Lungwort

Also known as- Pulmonaria officinalis, Spotted Lungwort, Jerusalem Cowslip, Oak Lungs, Lung Moss, Spotted Comfrey, and Sage of Bethlemn
Lungwort is one of the first plants to flower in the early spring in its native habitats. The leaves have been used in traditional medicine to treat lung diseases with which it may have been associated because of the shape of the leaves and their grey spots, which resembled a diseased lung. Lungwort leaves can be eaten as a vegetable, either raw in salads, or cooked, but it is most often used in medicine for its expectorant and demulcent properties. Lungwort grows wild throughout the Eastern United States and in its native Western Europe. It is distinguished by its spotted leaves and bright flowers that change color from rose to blue, with both colors often being found on the plant at the same time.

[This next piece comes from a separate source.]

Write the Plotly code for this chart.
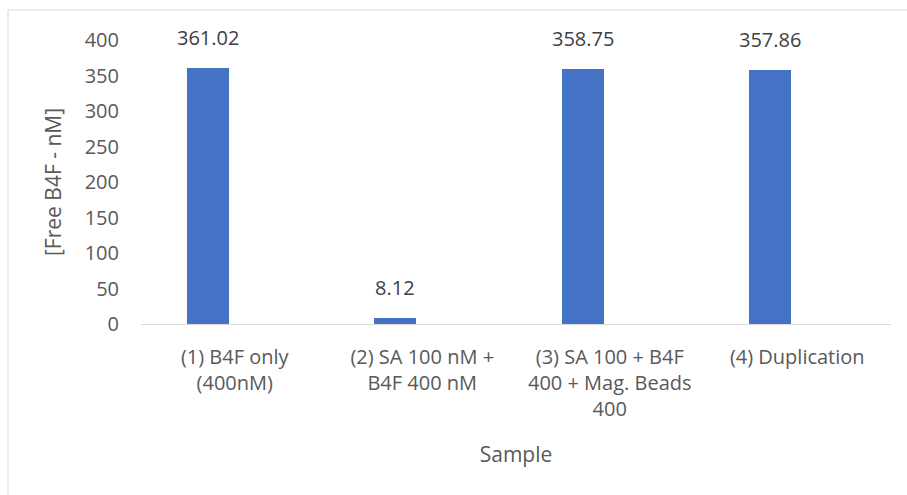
import plotly.graph_objects as go

# Sample categories and measured free B4F concentrations (nM)
categories = [
    "(1) B4F only<br>(400nM)",
    "(2) SA 100 nM +<br>B4F 400 nM",
    "(3) SA 100 + B4F<br>400 + Mag. Beads<br>400",
    "(4) Duplication",
]
free_b4f = [361.02, 8.12, 358.75, 357.86]
y_ticks = [0, 50, 100, 150, 200, 250, 300, 350, 400]

W, H = 907, 495
L, R, T, B = 141, 16, 40, 171

idx = list(range(len(categories)))
bar_shift = -0.143
bar_width = 0.224
bar_x = [i + bar_shift for i in idx]

fig = go.Figure()
fig.add_trace(go.Bar(
    x=bar_x,
    y=free_b4f,
    width=bar_width,
    marker=dict(color="#4472C4", line=dict(width=0)),
    hoverinfo="x+y",
    showlegend=False,
))

# value labels above bars
for xv, yv in zip(bar_x, free_b4f):
    fig.add_annotation(
        x=xv, y=yv, text=f"{yv:.2f}", showarrow=False,
        yanchor="bottom", yshift=15,
        font=dict(family="Open Sans", size=20, color="#404040"),
    )

# chart-area frame (left and top edges)
pw = W - L - R
ph = H - T - B
x_left = (8 - L) / pw
y_top = (H - B - 10) / ph
fig.add_shape(type="line", xref="paper", yref="paper",
              x0=x_left, x1=x_left, y0=y_top, y1=-(B + 5) / ph,
              line=dict(color="#D9D9D9", width=1))
fig.add_shape(type="line", xref="paper", yref="paper",
              x0=x_left, x1=(W + 5 - L) / pw, y0=y_top, y1=y_top,
              line=dict(color="#D9D9D9", width=1))

fig.update_layout(
    width=W, height=H,
    margin=dict(l=L, r=R, t=T, b=B),
    paper_bgcolor="white",
    plot_bgcolor="white",
    font=dict(family="Open Sans", size=20, color="#595959"),
    xaxis=dict(
        range=[-0.5, len(categories) - 0.5],
        tickmode="array", tickvals=idx, ticktext=categories,
        showgrid=False, zeroline=False,
        showline=True, linecolor="#D9D9D9", linewidth=1,
        ticks="", ticklabelstandoff=15,
        tickfont=dict(size=20, color="#595959"),
        title=dict(text="Sample", font=dict(size=21, color="#595959"), standoff=26),
    ),
    yaxis=dict(
        range=[0, 400],
        tickmode="array", tickvals=y_ticks,
        showgrid=False, zeroline=False, showline=False,
        ticks="", ticklabelstandoff=21,
        tickfont=dict(size=20, color="#595959"),
        title=dict(text="[Free B4F - nM]", font=dict(size=21, color="#595959"), standoff=17),
    ),
    bargap=0,
)

fig.write_html("out.html")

Constituents: Catecholtannins, Silicic Acid, Allantoin, Saponins, Flavonoids, Quercetin, Kaempferol, Tannic Acid
Parts: Used Leaves. Typical Preparations Dried and as a tincture, tea or in capsules.
Lungwort has a high mucilage content, making it useful in treating chest and throat complaints. It has been used to treat coughs, including whooping cough, asthma and coughs arising from tuberculosis. It combines well with other herbs and plants like coltsfoot in cold and cough remedies. It’s astringent and diuretic properties may make it useful in external applications on wounds and skin problems.
Contradictions: Lungwort contains toxic pyrrolizidin alkaloids, so it must be administered by someone qualified in the appropriate use of this material. It’s long term use is not recommended and it is not to be used while pregnant.